The requirement to both educate women and provide accurate information on the impact of any alteration to screening programmes can be illustrated by the psychosocial impact the addition to or replacement of LBC with HPV for primary screening or for triage which can cause additional stress and anxiety for those participating in the screening programme(41–43). Unfortunately the discrepancy between society’s expectation of screening programmes and actual sensitivities exist demonstrating the importance of public education(44). It is worth noting too that physicians and healthcare professionals are frequently under informed about the benefits and limitations of screening programmes(45, 46), and confusion can easily arise. While screening is an extraordinary measure that saves lives, it is important to understand its fundamental limitations and nuances, so that maximum benefit can be derived from any national programme and misunderstandings minimised.
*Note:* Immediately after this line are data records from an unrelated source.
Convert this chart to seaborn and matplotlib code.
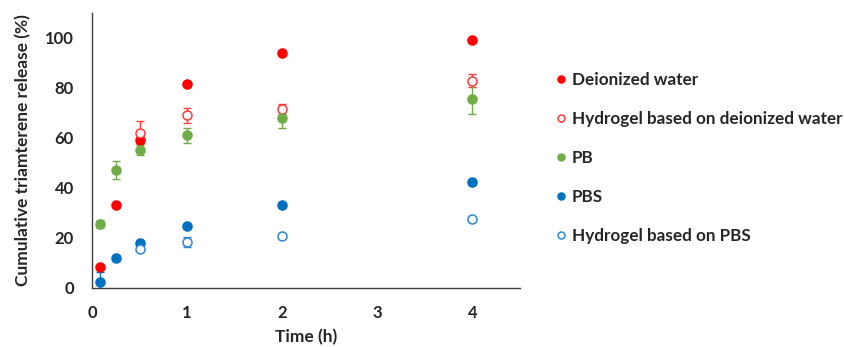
import matplotlib
matplotlib.use("Agg")
import matplotlib.pyplot as plt
import seaborn as sns
import pandas as pd
from matplotlib.lines import Line2D

sns.set_theme(style="white")
plt.rcParams['font.family'] = ['Lato', 'DejaVu Sans']

time_full = [0.083, 0.25, 0.5, 1, 2, 4]
time_gel = [0.5, 1, 2, 4]

di_water = [8.5, 33.3, 59.2, 81.7, 93.9, 99.2]
di_water_err = [0.5, 0.5, 1.0, 0.5, 0.5, 0.5]
gel_di = [62.2, 69.2, 71.8, 82.9]
gel_di_err = [4.6, 3.0, 2.0, 2.6]
pb = [25.6, 47.3, 55.4, 61.2, 68.2, 75.6]
pb_err = [1.5, 3.7, 2.0, 3.0, 4.3, 6.0]
pbs = [2.5, 12.2, 17.9, 24.7, 33.2, 42.4]
pbs_err = [4.0, 0.5, 0.5, 0.5, 0.5, 1.0]
gel_pbs = [15.8, 18.3, 21.0, 27.5]
gel_pbs_err = [0.8, 2.0, 0.5, 0.5]

labels = ["Deionized water", "Hydrogel based on deionized water", "PB", "PBS",
          "Hydrogel based on PBS"]

series = [
    (labels[0], time_full, di_water, di_water_err, "#FF0000", "#FF0000"),
    (labels[1], time_gel, gel_di, gel_di_err, "white", "#FF3B3B"),
    (labels[2], time_full, pb, pb_err, "#70AD47", "#70AD47"),
    (labels[3], time_full, pbs, pbs_err, "#0070C0", "#0070C0"),
    (labels[4], time_gel, gel_pbs, gel_pbs_err, "white", "#2E86D6"),
]

fig = plt.figure(figsize=(8.45, 3.47), dpi=100)
ax = fig.add_axes([92/845, 1-288/347, (520-92)/845, (288-13)/347])

handles = []
for name, t, v, e, fc, ec in series:
    df = pd.DataFrame({"t": t, "v": v})
    ax.errorbar(t, v, yerr=e, fmt="none", ecolor=ec, elinewidth=1.0,
                capsize=3, capthick=1.0, zorder=2)
    sns.scatterplot(data=df, x="t", y="v", ax=ax, s=42, color=fc,
                    edgecolor=ec, linewidth=1.1, zorder=3, legend=False)
    handles.append(Line2D([], [], linestyle="none", marker="o", markersize=5,
                          markerfacecolor=fc, markeredgecolor=ec,
                          markeredgewidth=1.1, label=name))

ax.set_xlim(0, 4.5)
ax.set_ylim(0, 110)
ax.set_xticks([0, 1, 2, 3, 4])
ax.set_yticks([0, 20, 40, 60, 80, 100])
for s in ["top", "right"]:
    ax.spines[s].set_visible(False)
for s in ["left", "bottom"]:
    ax.spines[s].set_color("#404040")
    ax.spines[s].set_linewidth(1.0)
ax.tick_params(axis="x", direction="out", length=4, width=1, color="#404040",
               labelsize=12, pad=8)
ax.tick_params(axis="y", direction="out", length=4, width=1, color="#404040",
               labelsize=12, pad=9)
for lab in ax.get_xticklabels() + ax.get_yticklabels():
    lab.set_fontweight("bold")
ax.set_xlabel("Time (h)", fontsize=12.5, fontweight="bold", labelpad=6)
ax.set_ylabel("Cumulative triamterene release (%)", fontsize=12.5,
              fontweight="bold", labelpad=10)

leg = fig.legend(handles=handles, loc="upper left",
                 bbox_to_anchor=(541/845, 1-57/347), frameon=False,
                 handlelength=0.6, handletextpad=0.3, labelspacing=1.34,
                 prop={"size": 12.3, "weight": "bold"})

fig.savefig("out.png", dpi=100)
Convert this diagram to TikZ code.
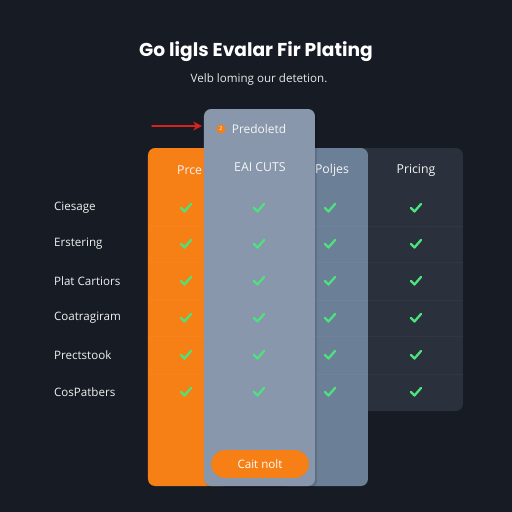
\documentclass[tikz,border=0pt]{standalone}
\usepackage{fontspec}
\setmainfont{Open Sans}
\newfontfamily\titlefont{Poppins}
\usetikzlibrary{arrows.meta,calc}
\definecolor{bgdark}{HTML}{161B24}
\definecolor{orangecol}{HTML}{F67F16}
\definecolor{panelgray}{HTML}{8897AC}
\definecolor{slatecol}{HTML}{6B7F97}
\definecolor{pricecol}{HTML}{2B313C}
\definecolor{checkgreen}{HTML}{4EE27C}
\definecolor{arrowred}{HTML}{D8221E}
\tikzset{
	rowlabel/.style={anchor=west, inner sep=1pt, text=white!88!gray, font=\fontsize{6.6}{7}\selectfont},
	colhead/.style={text=white!92!gray, font=\fontsize{7}{8}\selectfont},
	checkmk/.style={draw=checkgreen, line width=1.3pt, line cap=round, line join=round},
	colbox/.style={rounded corners=4pt},
}
\begin{document}
\begin{tikzpicture}[x=0.02cm, y=-0.02cm, line join=round, line cap=round, >=Stealth]
	\fill[bgdark] (0,0) rectangle (512,512);
	\useasboundingbox (0,0) rectangle (512,512);
	% title
	\node[text=white, font=\titlefont\fontsize{10.6}{12}\selectfont\bfseries] (title) at (256,52) {Go ligls Evalar Fir Plating};
	\node[text=white!82!gray, font=\fontsize{6.6}{8}\selectfont] (subtitle) at (259,79) {Velb loming our detetion.};
	% columns
	\fill[colbox, pricecol] (340,148) rectangle (463,411);
	\fill[colbox, slatecol] (280,148) rectangle (368,486);
	\fill[colbox, orangecol] (148,148) rectangle (230,486);
	\node[colhead, anchor=west, inner sep=1pt] (hprce) at (175,170) {Prce};
	\node[colhead] (hpoljes) at (332,170) {Poljes};
	\node[colhead] (hpricing) at (416,170) {Pricing};
	% faint row rules
	\foreach \y in {226,262,300,336,374}{
		\draw[white, opacity=0.03, line width=0.4pt] (148,\y) -- (463,\y);
	}
	% middle panel
	\fill[black, opacity=0.12] (205,110) [colbox] rectangle (317,488);
	\fill[colbox, panelgray] (204,109) rectangle (315,486);
	\node[circle, fill=orangecol, inner sep=0pt, minimum size=9pt*0.567, text=white, font=\fontsize{3}{3}\selectfont] (badge) at (221,129) {2};
	\node[colhead, font=\fontsize{6.8}{8}\selectfont] (hpred) at (259,129) {Predoletd};
	\node[colhead] (heai) at (260,167) {EAI CUTS};
	% arrow
	\coordinate (arrowtail) at (152,126);
	\coordinate (arrowhead) at (202,126);
	\draw[->, arrowred, line width=1.1pt, >={Stealth[length=5pt,width=5pt]}] (arrowtail) -- (arrowhead);
	% row labels and checks
	\foreach \i/\t/\y in {1/Ciesage/208,2/Erstering/244,3/Plat Cartiors/281,4/Coatragiram/318,5/Prectstook/355,6/CosPatbers/392}{
		\node[rowlabel] (row\i) at (52,\y) {\t};
		\foreach \x/\c in {186/a,259/b,330/c,416/d}{
			\path (\x,\y) coordinate (ck\c\i);
			\draw[checkmk] ($(ck\c\i)+(-5,0)$) -- ($(ck\c\i)+(-1.5,3.5)$) -- ($(ck\c\i)+(5,-4)$);
		}
	}
	% button
	\node[fill=orangecol, rounded corners=14*0.567pt, minimum width=98*0.567pt, minimum height=28*0.567pt, text=white, font=\fontsize{6.6}{7}\selectfont] (cta) at (260,464) {Cait nolt};
\end{tikzpicture}
\end{document}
Cervical screening comes with some inherent uncertainty, irrespective of the modality employed. While this work should help elucidate some optimum strategies for screening, the reality is that screening, while life-saving, cannot be expected to be perfect. It is worth being clear that perfect detection is a mathematical impossibility, and this is demonstrated in the appendix. There is an inherent trade-off in strategies to increase detection, as they inevitably lead to a disproportionate rise in false positives, with needless over-treatment. This is particularly relevant in the context of the legal requirement in some jurisdictions, such as Ireland where following legal action over missed cancer diagnosis, the high court ruled that screeners must have ’absolute confidence’ in negative results(10), despite multiple investigation showing the labs in question were operating to high standard and no negligence was committed.
Such a stipulation is impossible, and as this analysis shows, even striving to get arbitrarily close to this standard is likely to result in more harm than good. This is neither conducive to public health, nor sustainable. It also has potential to muddy public expectation and understanding of screening, and what it can realistically achieve. Screening is a vital undertaking if we are to reduce cervical cancer mortality, and its strengths and limitations must be seen in context so that benefit can be maximised. The results of this analysis should prove useful in optimising approaches and demonstrating the complexities of different implementations so informed decisions can be made.